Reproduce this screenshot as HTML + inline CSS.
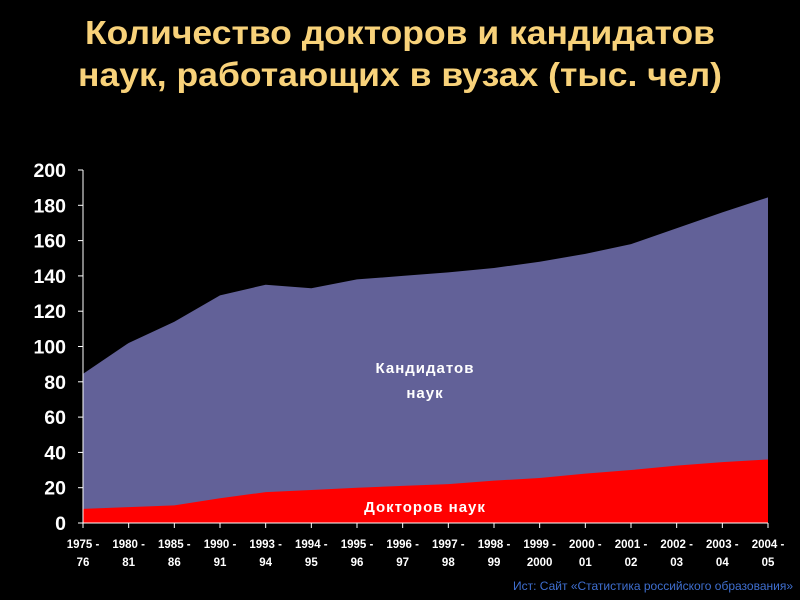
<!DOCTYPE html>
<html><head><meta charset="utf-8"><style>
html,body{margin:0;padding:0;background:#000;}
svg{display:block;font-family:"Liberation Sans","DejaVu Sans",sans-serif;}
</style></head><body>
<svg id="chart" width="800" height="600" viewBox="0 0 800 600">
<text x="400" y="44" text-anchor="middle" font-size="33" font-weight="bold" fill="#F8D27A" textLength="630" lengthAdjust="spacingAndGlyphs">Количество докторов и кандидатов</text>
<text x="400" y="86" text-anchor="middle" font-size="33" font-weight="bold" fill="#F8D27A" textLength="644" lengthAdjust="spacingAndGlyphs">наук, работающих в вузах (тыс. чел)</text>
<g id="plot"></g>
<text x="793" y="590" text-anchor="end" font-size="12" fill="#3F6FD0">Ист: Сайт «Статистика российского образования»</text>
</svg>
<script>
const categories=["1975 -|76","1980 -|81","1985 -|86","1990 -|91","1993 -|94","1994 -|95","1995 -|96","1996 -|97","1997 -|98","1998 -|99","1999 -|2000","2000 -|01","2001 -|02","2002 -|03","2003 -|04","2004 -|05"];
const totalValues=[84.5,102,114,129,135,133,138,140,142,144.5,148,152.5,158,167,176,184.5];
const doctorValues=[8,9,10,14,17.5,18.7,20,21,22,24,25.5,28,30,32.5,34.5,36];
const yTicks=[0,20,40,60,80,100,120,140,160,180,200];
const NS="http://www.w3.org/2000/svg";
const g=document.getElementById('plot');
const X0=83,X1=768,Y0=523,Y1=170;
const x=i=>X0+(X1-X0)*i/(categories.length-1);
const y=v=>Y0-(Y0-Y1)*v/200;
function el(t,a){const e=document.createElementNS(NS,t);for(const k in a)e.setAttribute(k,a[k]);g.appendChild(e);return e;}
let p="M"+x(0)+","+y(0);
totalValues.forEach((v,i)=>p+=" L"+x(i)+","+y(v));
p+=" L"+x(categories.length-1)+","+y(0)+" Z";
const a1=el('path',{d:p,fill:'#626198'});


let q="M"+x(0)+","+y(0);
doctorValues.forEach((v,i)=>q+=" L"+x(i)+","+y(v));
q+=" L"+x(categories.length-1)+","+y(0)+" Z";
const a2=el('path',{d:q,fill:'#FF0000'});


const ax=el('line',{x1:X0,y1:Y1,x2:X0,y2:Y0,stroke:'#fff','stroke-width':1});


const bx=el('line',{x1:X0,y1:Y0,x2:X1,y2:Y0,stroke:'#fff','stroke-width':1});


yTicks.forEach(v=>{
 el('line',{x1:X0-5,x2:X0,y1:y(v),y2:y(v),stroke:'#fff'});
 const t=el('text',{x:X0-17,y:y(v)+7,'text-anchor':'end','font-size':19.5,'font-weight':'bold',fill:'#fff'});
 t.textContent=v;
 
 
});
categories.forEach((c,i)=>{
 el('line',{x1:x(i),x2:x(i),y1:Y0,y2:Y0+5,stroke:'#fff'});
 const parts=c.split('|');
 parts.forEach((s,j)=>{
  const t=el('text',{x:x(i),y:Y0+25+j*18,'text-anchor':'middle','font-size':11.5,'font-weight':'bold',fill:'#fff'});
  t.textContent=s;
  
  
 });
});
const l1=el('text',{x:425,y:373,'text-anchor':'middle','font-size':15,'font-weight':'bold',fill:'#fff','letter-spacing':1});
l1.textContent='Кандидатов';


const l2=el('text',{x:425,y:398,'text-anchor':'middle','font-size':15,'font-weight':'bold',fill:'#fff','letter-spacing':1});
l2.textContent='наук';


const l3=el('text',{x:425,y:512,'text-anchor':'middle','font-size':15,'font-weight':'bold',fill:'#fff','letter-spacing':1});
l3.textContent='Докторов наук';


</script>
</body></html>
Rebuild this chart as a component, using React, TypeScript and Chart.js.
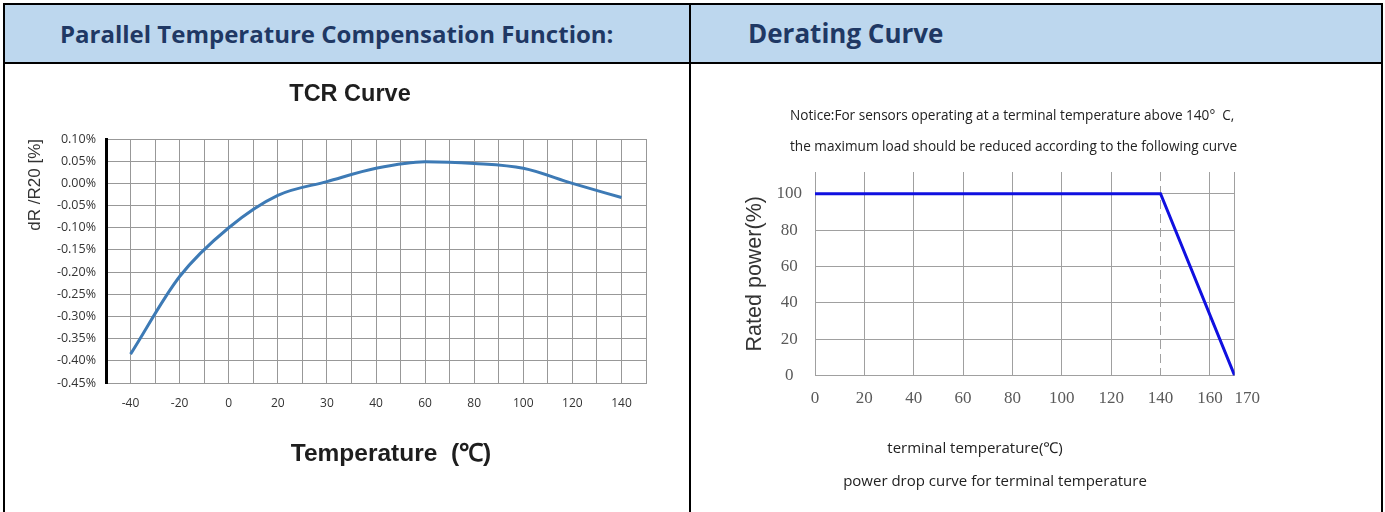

Job:
Print all of the entries word for word. Omit the pictures they contain.

Result of the task:
Reproduce this screenshot as HTML + inline CSS.
<!DOCTYPE html>
<html><head><meta charset="utf-8"><style>
html,body{margin:0;padding:0;background:#000;}
svg{display:block;font-family:"Liberation Sans","DejaVu Sans",sans-serif;}
</style></head><body>
<svg id="chart" width="800" height="600" viewBox="0 0 800 600">
<text x="400" y="44" text-anchor="middle" font-size="33" font-weight="bold" fill="#F8D27A" textLength="630" lengthAdjust="spacingAndGlyphs">Количество докторов и кандидатов</text>
<text x="400" y="86" text-anchor="middle" font-size="33" font-weight="bold" fill="#F8D27A" textLength="644" lengthAdjust="spacingAndGlyphs">наук, работающих в вузах (тыс. чел)</text>
<g id="plot"></g>
<text x="793" y="590" text-anchor="end" font-size="12" fill="#3F6FD0">Ист: Сайт «Статистика российского образования»</text>
</svg>
<script>
const categories=["1975 -|76","1980 -|81","1985 -|86","1990 -|91","1993 -|94","1994 -|95","1995 -|96","1996 -|97","1997 -|98","1998 -|99","1999 -|2000","2000 -|01","2001 -|02","2002 -|03","2003 -|04","2004 -|05"];
const totalValues=[84.5,102,114,129,135,133,138,140,142,144.5,148,152.5,158,167,176,184.5];
const doctorValues=[8,9,10,14,17.5,18.7,20,21,22,24,25.5,28,30,32.5,34.5,36];
const yTicks=[0,20,40,60,80,100,120,140,160,180,200];
const NS="http://www.w3.org/2000/svg";
const g=document.getElementById('plot');
const X0=83,X1=768,Y0=523,Y1=170;
const x=i=>X0+(X1-X0)*i/(categories.length-1);
const y=v=>Y0-(Y0-Y1)*v/200;
function el(t,a){const e=document.createElementNS(NS,t);for(const k in a)e.setAttribute(k,a[k]);g.appendChild(e);return e;}
let p="M"+x(0)+","+y(0);
totalValues.forEach((v,i)=>p+=" L"+x(i)+","+y(v));
p+=" L"+x(categories.length-1)+","+y(0)+" Z";
const a1=el('path',{d:p,fill:'#626198'});


let q="M"+x(0)+","+y(0);
doctorValues.forEach((v,i)=>q+=" L"+x(i)+","+y(v));
q+=" L"+x(categories.length-1)+","+y(0)+" Z";
const a2=el('path',{d:q,fill:'#FF0000'});


const ax=el('line',{x1:X0,y1:Y1,x2:X0,y2:Y0,stroke:'#fff','stroke-width':1});


const bx=el('line',{x1:X0,y1:Y0,x2:X1,y2:Y0,stroke:'#fff','stroke-width':1});


yTicks.forEach(v=>{
 el('line',{x1:X0-5,x2:X0,y1:y(v),y2:y(v),stroke:'#fff'});
 const t=el('text',{x:X0-17,y:y(v)+7,'text-anchor':'end','font-size':19.5,'font-weight':'bold',fill:'#fff'});
 t.textContent=v;
 
 
});
categories.forEach((c,i)=>{
 el('line',{x1:x(i),x2:x(i),y1:Y0,y2:Y0+5,stroke:'#fff'});
 const parts=c.split('|');
 parts.forEach((s,j)=>{
  const t=el('text',{x:x(i),y:Y0+25+j*18,'text-anchor':'middle','font-size':11.5,'font-weight':'bold',fill:'#fff'});
  t.textContent=s;
  
  
 });
});
const l1=el('text',{x:425,y:373,'text-anchor':'middle','font-size':15,'font-weight':'bold',fill:'#fff','letter-spacing':1});
l1.textContent='Кандидатов';


const l2=el('text',{x:425,y:398,'text-anchor':'middle','font-size':15,'font-weight':'bold',fill:'#fff','letter-spacing':1});
l2.textContent='наук';


const l3=el('text',{x:425,y:512,'text-anchor':'middle','font-size':15,'font-weight':'bold',fill:'#fff','letter-spacing':1});
l3.textContent='Докторов наук';


</script>
</body></html>
Rebuild this chart as a component, using React, TypeScript and Chart.js.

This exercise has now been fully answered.